At the Giga conference, delegates showed mixed interest in using elements of the various agile methodologies, which include extreme programming (XP), Scrum and Crystal.
Agile approaches typically eliminate the extensive documentation process that can bog down developers, calling for projects to be broken down into pieces based on requirements and for functional code to be delivered in shorter time frames, which can range from 14 to 90 days depending on the methodology used.
Agile methodologies also generally call for more frequent testing and greater communication and feedback between developers and the users for whom they are writing the software.
Erkki Vuorenmaa, manager of local infrastructure in Helsinki, for Scandinavian banking chain Nordea, said he has concerns about being able to get business people involved in the application development process. "It's really irritating," he said. "You have to drag them."
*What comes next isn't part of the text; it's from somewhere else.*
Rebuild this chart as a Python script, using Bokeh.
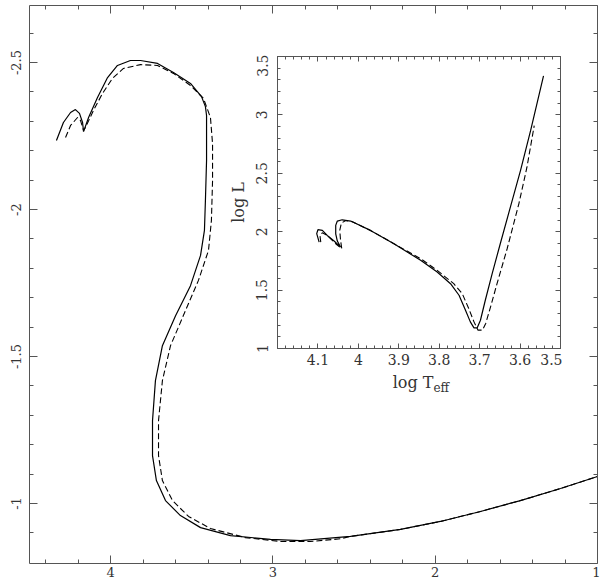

Walt Smith, chief IT architect at a large US-based financial institution who asked that the company not be identified, said the need to produce higher quality software more quickly will drive his company to consider agile methodologies. "Customers want applications in 90 days now, no matter how complex they are, and you can't do that with traditional methods," he said.
But Smith said he has yet to be convinced that agile processes will help his firm address its other problem - reducing development costs. He said working on an individual project may cut costs for that specific project, but the approach could wind up costing his company more when his team has to integrate the application with existing enterprise systems.
He said his firm's early experiments with elements of XP on departmental applications produced code that didn't integrate well with the overall infrastructure or scale in production. "We spent a lot of money fixing those scalability problems," he said.
Jerzy Dutkiewicz, manager of architecture and integration at Sunoco in Philadelphia, has similar concerns about whether the agile approach can produce long-lasting, stable data architecture. He said some agile techniques might work for small projects that do not have high-scalability requirements.
Dutkiewicz noted that agile methodologies appear to be a rehash of rapid development approaches his firm already takes. But he said he can foresee the possibility of incorporating some agile project management elements, such as instituting short-term contracts with users "to minimise the demoralising effect of the blame" when a project runs late or a user claims a requirement may not be fully understood.
Short daily meetings would lead to a better feedback loop, he said, and would be helpful for companies hiring outside consultants. "If the consultant is incompetent or the technology is wrong, I [get] the first indication after 30 days," Dutkiewicz said. "I'm cutting my losses quickly."
But Peter Baker, director of applications at Emcor Group, a US construction company that outsources most of its IT work, said he will not be seeking out consultants that use agile methodologies. "It's just rebranding of classical project management," he said.